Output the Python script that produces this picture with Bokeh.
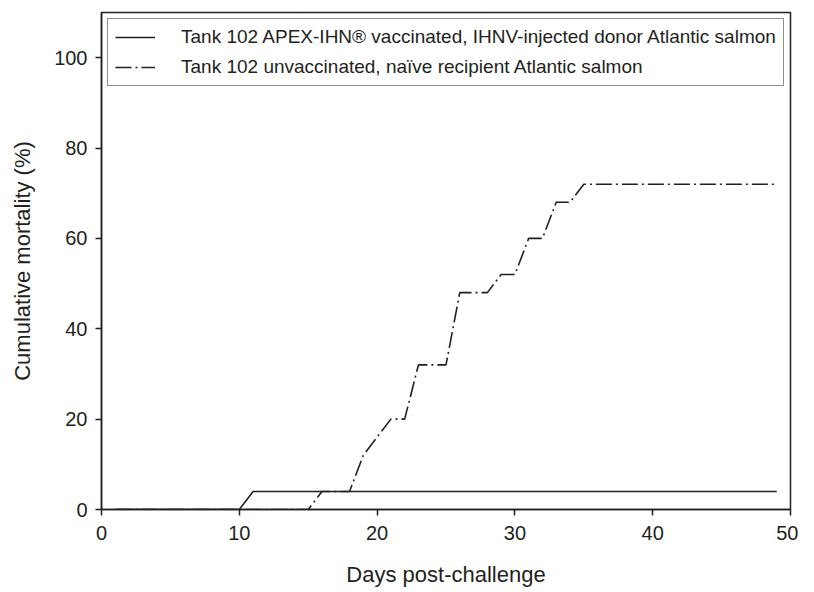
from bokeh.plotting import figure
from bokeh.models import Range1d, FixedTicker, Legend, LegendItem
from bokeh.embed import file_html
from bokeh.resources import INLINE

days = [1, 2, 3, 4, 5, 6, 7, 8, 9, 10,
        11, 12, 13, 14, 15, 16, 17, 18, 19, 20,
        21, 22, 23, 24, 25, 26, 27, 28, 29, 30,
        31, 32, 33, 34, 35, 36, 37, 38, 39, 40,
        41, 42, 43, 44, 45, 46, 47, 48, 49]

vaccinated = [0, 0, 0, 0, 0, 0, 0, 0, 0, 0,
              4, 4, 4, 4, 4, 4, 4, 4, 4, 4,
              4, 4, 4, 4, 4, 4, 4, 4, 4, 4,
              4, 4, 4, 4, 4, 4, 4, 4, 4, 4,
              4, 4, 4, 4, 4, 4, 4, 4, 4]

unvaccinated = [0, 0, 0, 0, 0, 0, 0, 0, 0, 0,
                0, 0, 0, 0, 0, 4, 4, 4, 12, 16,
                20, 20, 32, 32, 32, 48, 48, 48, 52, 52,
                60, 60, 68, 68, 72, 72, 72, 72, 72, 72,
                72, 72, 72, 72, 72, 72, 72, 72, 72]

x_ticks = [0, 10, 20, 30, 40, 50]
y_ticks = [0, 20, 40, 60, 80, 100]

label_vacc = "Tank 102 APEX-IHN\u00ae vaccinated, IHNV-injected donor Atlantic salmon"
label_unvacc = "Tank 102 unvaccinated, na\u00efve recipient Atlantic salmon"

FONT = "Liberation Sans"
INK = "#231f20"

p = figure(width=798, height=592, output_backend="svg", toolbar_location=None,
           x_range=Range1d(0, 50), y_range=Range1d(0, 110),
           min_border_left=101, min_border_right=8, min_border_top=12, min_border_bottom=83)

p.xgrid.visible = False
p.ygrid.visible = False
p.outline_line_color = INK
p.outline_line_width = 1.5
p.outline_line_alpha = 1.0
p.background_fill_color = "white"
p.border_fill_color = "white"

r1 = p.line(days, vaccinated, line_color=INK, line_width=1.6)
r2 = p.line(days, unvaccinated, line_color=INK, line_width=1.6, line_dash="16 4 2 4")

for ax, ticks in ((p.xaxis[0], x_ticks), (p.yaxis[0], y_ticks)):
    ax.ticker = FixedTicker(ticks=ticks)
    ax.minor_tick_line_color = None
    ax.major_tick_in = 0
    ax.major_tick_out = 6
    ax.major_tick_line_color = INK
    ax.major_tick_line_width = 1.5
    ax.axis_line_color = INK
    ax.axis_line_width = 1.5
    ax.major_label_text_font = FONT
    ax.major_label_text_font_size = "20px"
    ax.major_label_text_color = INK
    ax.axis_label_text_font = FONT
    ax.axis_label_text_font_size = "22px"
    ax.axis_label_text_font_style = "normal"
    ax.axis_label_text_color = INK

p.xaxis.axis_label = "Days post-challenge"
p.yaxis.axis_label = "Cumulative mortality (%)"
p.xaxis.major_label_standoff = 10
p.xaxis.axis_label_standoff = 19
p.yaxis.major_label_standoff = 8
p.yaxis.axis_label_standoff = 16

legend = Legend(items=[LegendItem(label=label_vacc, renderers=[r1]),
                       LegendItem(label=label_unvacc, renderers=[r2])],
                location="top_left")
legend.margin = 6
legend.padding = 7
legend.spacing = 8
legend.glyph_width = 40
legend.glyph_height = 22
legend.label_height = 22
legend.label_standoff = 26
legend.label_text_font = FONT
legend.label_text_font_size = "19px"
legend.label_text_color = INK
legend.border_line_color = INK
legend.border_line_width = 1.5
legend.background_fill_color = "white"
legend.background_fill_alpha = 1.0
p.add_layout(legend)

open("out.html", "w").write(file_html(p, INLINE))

· · · ·

● Exercise description
Quote the data exactly, leaving every image out of the copy.

● Task output
Output the Python script that produces this picture with Bokeh.
from bokeh.plotting import figure
from bokeh.models import Range1d, FixedTicker, Legend, LegendItem
from bokeh.embed import file_html
from bokeh.resources import INLINE

days = [1, 2, 3, 4, 5, 6, 7, 8, 9, 10,
        11, 12, 13, 14, 15, 16, 17, 18, 19, 20,
        21, 22, 23, 24, 25, 26, 27, 28, 29, 30,
        31, 32, 33, 34, 35, 36, 37, 38, 39, 40,
        41, 42, 43, 44, 45, 46, 47, 48, 49]

vaccinated = [0, 0, 0, 0, 0, 0, 0, 0, 0, 0,
              4, 4, 4, 4, 4, 4, 4, 4, 4, 4,
              4, 4, 4, 4, 4, 4, 4, 4, 4, 4,
              4, 4, 4, 4, 4, 4, 4, 4, 4, 4,
              4, 4, 4, 4, 4, 4, 4, 4, 4]

unvaccinated = [0, 0, 0, 0, 0, 0, 0, 0, 0, 0,
                0, 0, 0, 0, 0, 4, 4, 4, 12, 16,
                20, 20, 32, 32, 32, 48, 48, 48, 52, 52,
                60, 60, 68, 68, 72, 72, 72, 72, 72, 72,
                72, 72, 72, 72, 72, 72, 72, 72, 72]

x_ticks = [0, 10, 20, 30, 40, 50]
y_ticks = [0, 20, 40, 60, 80, 100]

label_vacc = "Tank 102 APEX-IHN\u00ae vaccinated, IHNV-injected donor Atlantic salmon"
label_unvacc = "Tank 102 unvaccinated, na\u00efve recipient Atlantic salmon"

FONT = "Liberation Sans"
INK = "#231f20"

p = figure(width=798, height=592, output_backend="svg", toolbar_location=None,
           x_range=Range1d(0, 50), y_range=Range1d(0, 110),
           min_border_left=101, min_border_right=8, min_border_top=12, min_border_bottom=83)

p.xgrid.visible = False
p.ygrid.visible = False
p.outline_line_color = INK
p.outline_line_width = 1.5
p.outline_line_alpha = 1.0
p.background_fill_color = "white"
p.border_fill_color = "white"

r1 = p.line(days, vaccinated, line_color=INK, line_width=1.6)
r2 = p.line(days, unvaccinated, line_color=INK, line_width=1.6, line_dash="16 4 2 4")

for ax, ticks in ((p.xaxis[0], x_ticks), (p.yaxis[0], y_ticks)):
    ax.ticker = FixedTicker(ticks=ticks)
    ax.minor_tick_line_color = None
    ax.major_tick_in = 0
    ax.major_tick_out = 6
    ax.major_tick_line_color = INK
    ax.major_tick_line_width = 1.5
    ax.axis_line_color = INK
    ax.axis_line_width = 1.5
    ax.major_label_text_font = FONT
    ax.major_label_text_font_size = "20px"
    ax.major_label_text_color = INK
    ax.axis_label_text_font = FONT
    ax.axis_label_text_font_size = "22px"
    ax.axis_label_text_font_style = "normal"
    ax.axis_label_text_color = INK

p.xaxis.axis_label = "Days post-challenge"
p.yaxis.axis_label = "Cumulative mortality (%)"
p.xaxis.major_label_standoff = 10
p.xaxis.axis_label_standoff = 19
p.yaxis.major_label_standoff = 8
p.yaxis.axis_label_standoff = 16

legend = Legend(items=[LegendItem(label=label_vacc, renderers=[r1]),
                       LegendItem(label=label_unvacc, renderers=[r2])],
                location="top_left")
legend.margin = 6
legend.padding = 7
legend.spacing = 8
legend.glyph_width = 40
legend.glyph_height = 22
legend.label_height = 22
legend.label_standoff = 26
legend.label_text_font = FONT
legend.label_text_font_size = "19px"
legend.label_text_color = INK
legend.border_line_color = INK
legend.border_line_width = 1.5
legend.background_fill_color = "white"
legend.background_fill_alpha = 1.0
p.add_layout(legend)

open("out.html", "w").write(file_html(p, INLINE))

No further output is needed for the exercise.